Windows Registry Editor Version 5.00
[HKEY_LOCAL_MACHINE\SOFTWARE\Policies\Microsoft\Windows\Personalization]
“NoLockScreen”=dword:00000001

With the lock screen turned off my laptop was instantly responsive when I opened it up. I didn’t notice any sluggishness or CPU storms, and logging in took one less step.

The initial twitter thread that I started when I first hit this issue contains a timeline of the investigation which may be instructive. Also, I have a lot of helpful twitter peeps – thank you.

When I went back to write up what I had learned I re-enabled the lock screen and found that the problem had gone away. It wasn’t as simple as a reboot fixing the problem – I did many reboots back in February – but we’ll probably never know why it disappeared.

Discussions

7 Responses to What Outranks Thread Priority?

Patrik says:

April 15, 2020 at 1:58 pm

Also, cool title!

- Neeraj K. Singh says:
  
  April 17, 2020 at 3:41 pm
  
  Rank is also used for Universal Apps not in the foreground according to the compositor/shell. This state of backgroundness triggers a kernel mechanism called “rank bias”. Maybe the weirdness of the lock app is such that the higher level os components don’t eliminate the rank bias early enough.
  
  -Neeraj
  Author of the original scheduling group code.
  
  - brucedawson says:
    
    April 17, 2020 at 4:41 pm
    
    That sounds like it is what happens. Are backgrounded apps supposed to immediately go to rank 2, or just be *eligible* for having their rank changed?
    
    If you have any pointers to documentation or APIs for exploring this space that would be great, and thanks for commenting.
    
gunshit says:

May 8, 2020 at 1:51 am

Nice and deep analysis ^_^. Is there anyway to change thread rank manually as you change process priority from task manager?

Regards

- brucedawson says:
  
  May 8, 2020 at 8:38 am
  
  You can’t even *view* thread rank in any tool I have seen, probably because there is no API to read it. ETW traces are the only system I’ve seen that can view thread ranks.
  
  Microsoft may add APIs for reading thread rank but I doubt they will add APIs for modifying it, and those would be of minimal use anyway because the whole idea is that the OS dynamically adjusts thread rank.
  
  It would be nice if they would add APIs both to read thread rank and also to read and modify processes’ membership in group scheduling. And maybe some documentation as well.
  
Christina Hinderer says:

June 26, 2020 at 10:18 am

Great insightful article again. Thank you!
I’ve just tried out sorting several etw traces by the NewThreadRank column (using first triage profile for the traces). The thread ranks are either -1 (Idle) or 0. Is that to be expected?
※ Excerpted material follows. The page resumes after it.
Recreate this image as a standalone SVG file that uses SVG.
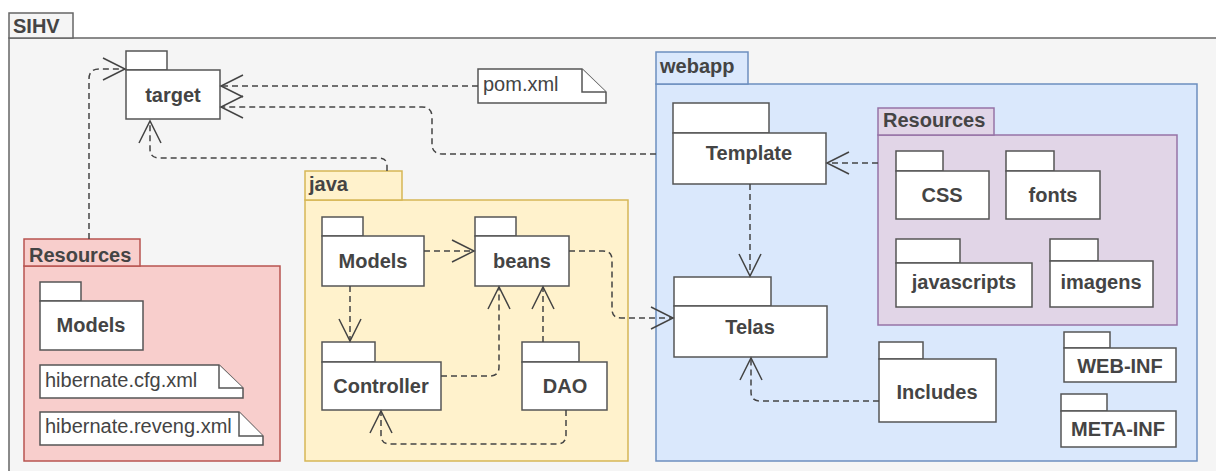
<svg xmlns="http://www.w3.org/2000/svg" width="1216" height="471" viewBox="0 0 1216 471">
  <style>
    text { font-family: "Liberation Sans", Arial, sans-serif; font-size: 20px; fill: #444444; }
    .b { font-weight: bold; }
    .c { text-anchor: middle; }
    .pkg { fill: #ffffff; stroke: #555555; stroke-width: 1.5; }
    .note { fill: #ffffff; stroke: #555555; stroke-width: 1.5; stroke-linejoin: miter; }
    .edge { fill: none; stroke: #444444; stroke-width: 1.5; stroke-dasharray: 6 4; marker-end: url(#open); }
  </style>
  <defs>
    <marker id="open" viewBox="-25 -13 27 26" refX="0" refY="0" markerWidth="27" markerHeight="26" markerUnits="userSpaceOnUse" orient="auto">
      <path d="M-22,-11 L0,0 L-22,11" fill="none" stroke="#444444" stroke-width="1.5" stroke-dasharray="none"/>
    </marker>
  </defs>

  <rect width="1216" height="471" fill="#ffffff"/>

  <!-- SIHV container -->
  <g id="sihv">
    <rect x="9" y="38" width="1220" height="450" fill="#f5f5f5" stroke="#666666" stroke-width="1.5"/>
    <rect x="9" y="13" width="64" height="25" fill="#f5f5f5" stroke="#666666" stroke-width="1.5"/>
    <text class="b" x="13" y="33">SIHV</text>
  </g>

  <!-- target -->
  <g id="target">
    <rect class="pkg" x="126" y="51" width="41" height="19"/>
    <rect class="pkg" x="126" y="70" width="94" height="49"/>
    <text class="b c" x="173" y="102">target</text>
  </g>

  <!-- pom.xml note -->
  <g id="pom">
    <path class="note" d="M478,69 L582,69 L606,92 L606,103 L478,103 Z"/>
    <path class="note" d="M582,69 L582,92 L606,92" fill="none"/>
    <text x="483" y="91">pom.xml</text>
  </g>

  <!-- Resources (red) -->
  <g id="res-main">
    <rect x="24" y="266" width="256" height="195" fill="#f8cecc" stroke="#b85450" stroke-width="1.5"/>
    <rect x="24" y="239" width="116" height="27" fill="#f8cecc" stroke="#b85450" stroke-width="1.5"/>
    <text class="b" x="29" y="262">Resources</text>
  </g>
  <g id="res-models">
    <rect class="pkg" x="40" y="282" width="41" height="19"/>
    <rect class="pkg" x="40" y="301" width="103" height="49"/>
    <text class="b c" x="91" y="332">Models</text>
  </g>
  <g id="hib-cfg">
    <path class="note" d="M40,365 L219,365 L243,388 L243,398 L40,398 Z"/>
    <path class="note" d="M219,365 L219,388 L243,388" fill="none"/>
    <text x="45" y="387">hibernate.cfg.xml</text>
  </g>
  <g id="hib-reveng">
    <path class="note" d="M40,412 L239,412 L263,436 L263,445 L40,445 Z"/>
    <path class="note" d="M239,412 L239,436 L263,436" fill="none"/>
    <text x="45" y="433">hibernate.reveng.xml</text>
  </g>

  <!-- java -->
  <g id="java">
    <rect x="305" y="200" width="323" height="261" fill="#fff2cc" stroke="#d6b656" stroke-width="1.5"/>
    <rect x="305" y="171" width="97" height="29" fill="#fff2cc" stroke="#d6b656" stroke-width="1.5"/>
    <text class="b" x="309" y="191">java</text>
  </g>
  <g id="java-models">
    <rect class="pkg" x="322" y="217" width="41" height="19"/>
    <rect class="pkg" x="322" y="236" width="102" height="50"/>
    <text class="b c" x="373" y="268">Models</text>
  </g>
  <g id="beans">
    <rect class="pkg" x="475" y="217" width="41" height="19"/>
    <rect class="pkg" x="475" y="236" width="94" height="50"/>
    <text class="b c" x="522" y="268">beans</text>
  </g>
  <g id="controller">
    <rect class="pkg" x="322" y="342" width="53" height="20"/>
    <rect class="pkg" x="322" y="362" width="119" height="48"/>
    <text class="b c" x="381" y="393">Controller</text>
  </g>
  <g id="dao">
    <rect class="pkg" x="522" y="342" width="57" height="20"/>
    <rect class="pkg" x="522" y="362" width="85" height="48"/>
    <text class="b c" x="565" y="393">DAO</text>
  </g>

  <!-- webapp -->
  <g id="webapp">
    <rect x="656" y="84" width="541" height="377" fill="#dae8fc" stroke="#6c8ebf" stroke-width="1.5"/>
    <rect x="656" y="52" width="92" height="32" fill="#dae8fc" stroke="#6c8ebf" stroke-width="1.5"/>
    <text class="b" x="660" y="73">webapp</text>
  </g>
  <g id="template">
    <rect class="pkg" x="673" y="103" width="96" height="30"/>
    <rect class="pkg" x="673" y="133" width="153" height="51"/>
    <text class="b c" x="749" y="160">Template</text>
  </g>
  <g id="res-web">
    <rect x="878" y="135" width="299" height="190" fill="#e1d5e7" stroke="#9673a6" stroke-width="1.5"/>
    <rect x="878" y="108" width="116" height="27" fill="#e1d5e7" stroke="#9673a6" stroke-width="1.5"/>
    <text class="b" x="883" y="127">Resources</text>
  </g>
  <g id="css">
    <rect class="pkg" x="896" y="151" width="47" height="20"/>
    <rect class="pkg" x="896" y="171" width="93" height="48"/>
    <text class="b c" x="942" y="202">CSS</text>
  </g>
  <g id="fonts">
    <rect class="pkg" x="1006" y="151" width="48" height="20"/>
    <rect class="pkg" x="1006" y="171" width="94" height="48"/>
    <text class="b c" x="1053" y="202">fonts</text>
  </g>
  <g id="javascripts">
    <rect class="pkg" x="896" y="239" width="64" height="24"/>
    <rect class="pkg" x="896" y="263" width="136" height="44"/>
    <text class="b c" x="964" y="289">javascripts</text>
  </g>
  <g id="imagens">
    <rect class="pkg" x="1050" y="239" width="48" height="22"/>
    <rect class="pkg" x="1050" y="261" width="103" height="46"/>
    <text class="b c" x="1101" y="289">imagens</text>
  </g>
  <g id="telas">
    <rect class="pkg" x="674" y="277" width="97" height="29"/>
    <rect class="pkg" x="674" y="306" width="153" height="51"/>
    <text class="b c" x="750" y="334">Telas</text>
  </g>
  <g id="includes">
    <rect class="pkg" x="879" y="342" width="44" height="17"/>
    <rect class="pkg" x="879" y="359" width="117" height="63"/>
    <text class="b c" x="937" y="399">Includes</text>
  </g>
  <g id="web-inf">
    <rect class="pkg" x="1064" y="332" width="46" height="16"/>
    <rect class="pkg" x="1064" y="348" width="112" height="34"/>
    <text class="b c" x="1120" y="373">WEB-INF</text>
  </g>
  <g id="meta-inf">
    <rect class="pkg" x="1061" y="394" width="46" height="17"/>
    <rect class="pkg" x="1061" y="411" width="115" height="36"/>
    <text class="b c" x="1118" y="436">META-INF</text>
  </g>

  <!-- dependency connectors -->
  <g id="connectors">
    <path class="edge" d="M478,86 L221,86"/>
    <path class="edge" d="M656,154 L442,154 Q432,154 432,144 L432,117 Q432,107 422,107 L221,107"/>
    <path class="edge" d="M89,239 L89,79 Q89,69 99,69 L125,69"/>
    <path class="edge" d="M387,171 L387,166 Q387,158 379,158 L159,158 Q150,158 150,149 L150,121"/>
    <path class="edge" d="M424,251 L474,251"/>
    <path class="edge" d="M350,286 L350,341"/>
    <path class="edge" d="M441,376 L490,376 Q499,376 499,367 L499,287"/>
    <path class="edge" d="M543,342 L543,287"/>
    <path class="edge" d="M566,410 L566,435 Q566,444 557,444 L390,444 Q381,444 381,435 L381,411"/>
    <path class="edge" d="M569,251 L603,251 Q612,251 612,260 L612,309 Q612,318 621,318 L673,318"/>
    <path class="edge" d="M750,184 L750,276"/>
    <path class="edge" d="M879,401 L760,401 Q751,401 751,392 L751,358"/>
    <path class="edge" d="M878,163 L827,163"/>
  </g>
</svg>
Or do I have to enable a specific provider to capture the rank?
Cheers
Christina

- brucedawson says:
  
  June 26, 2020 at 3:58 pm
  
  My understanding is that “normal” apps in a single-user (not terminal services) environment should always have a rank of zero. Store apps like Calculator do get their rank changed, although the details are poorly documented. No specific provider is needed – the one that grabs the context switch events (DISPATCHER?) should do the trick.